PP: Oh, very much so. This is a big cloud that's appeared in the sky since her release. Because she is a synonym for human rights and the courage for resistance to persecution, they were expecting her to stand up and speak out for the Rohingya and for the Muslims in general when they were persecuted.
This she really has failed to do. She's been asked the question many times, and she's given many answers, but none of them really amount to a ringing declaration of support or ringing condemnation of the attacks on the Muslim community. For example, she said, "Bangladesh also bears some responsibility for this." (Bangladesh is Burma’s neighbor, and a 99 percent-plus Muslim country.) She also says things like, "Muslim power is a problem." She's avoided taking what her supporters in the West regard as the obvious line on this matter.
I don't want to try and exculpate her or be her spokesperson on this, but I understand part of the rationale, which is that she is regarded by the military and by her non-supporters in Burma as semi-foreign, having spent many, many years outside Burma, first in India, then in Britain, and having married an Englishman and produced foreign national children. Burma is quite a xenophobic country, and it's very easy for them to align her alleged foreignness with the alleged foreignness of the Muslims who claim to have come across across the border illegally from Bangladesh.
Her enemies are always trying to lump her together with foreign elements of one sort or another. I think she probably sees this as a trap that she absolutely must not fall into because there is a lot of anti-Muslim feeling among ordinary Burmese. If she were to identify herself with the Muslim minority, I suspect she fears that she would lose a lot of her mainstream Buddhist support. This is not to excuse her silence, but it helps to explain why as somebody who is determined to survive politically she has been very timid on this matter.

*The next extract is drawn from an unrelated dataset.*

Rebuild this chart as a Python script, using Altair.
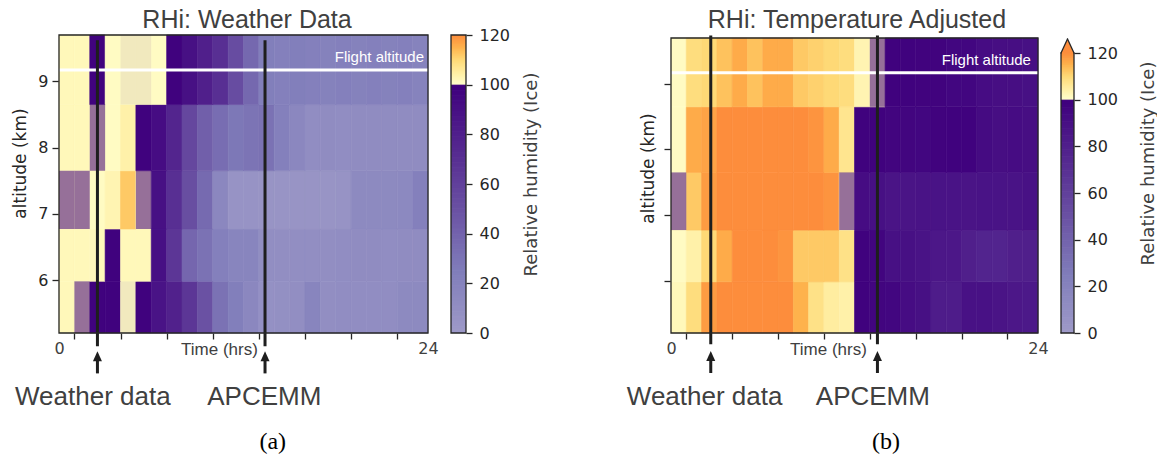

MB: What do you see happening in the November elections? Let's say she does gain a significant role or power in those elections.
PP: She turned 70 in August. She is still very youthful and very energetic, has no known ailments, and her personal assistant is also her personal doctor. No one is doubting her energy or her commitment. Once the election is over, if she gets a good result, then it's a whole new story and we'll watch with fascination to see what she does with power once she's got it. Aside from the points I made earlier about her broad policy decisions, it's hard to know how brilliantly or otherwise she will govern, but one can be sure that she will do it with all of her energy.
MB: Can you be sure that the existing government will allow her to assume power if she does, indeed, win it?
PP: That's the million-dollar question. This is why she's had such a ticklish game to play over the last three years since becoming a member of parliament. While remaining “The Lady,” a courageous emblem of democracy for the masses, she's also had to show the generals who hold power that she is sensible and careful, and that she won't put them all on trial and expropriate their money. It's been a balancing act. I think for a person who has had no political involvement before 1988, my own judgment is that she's carried it off pretty well.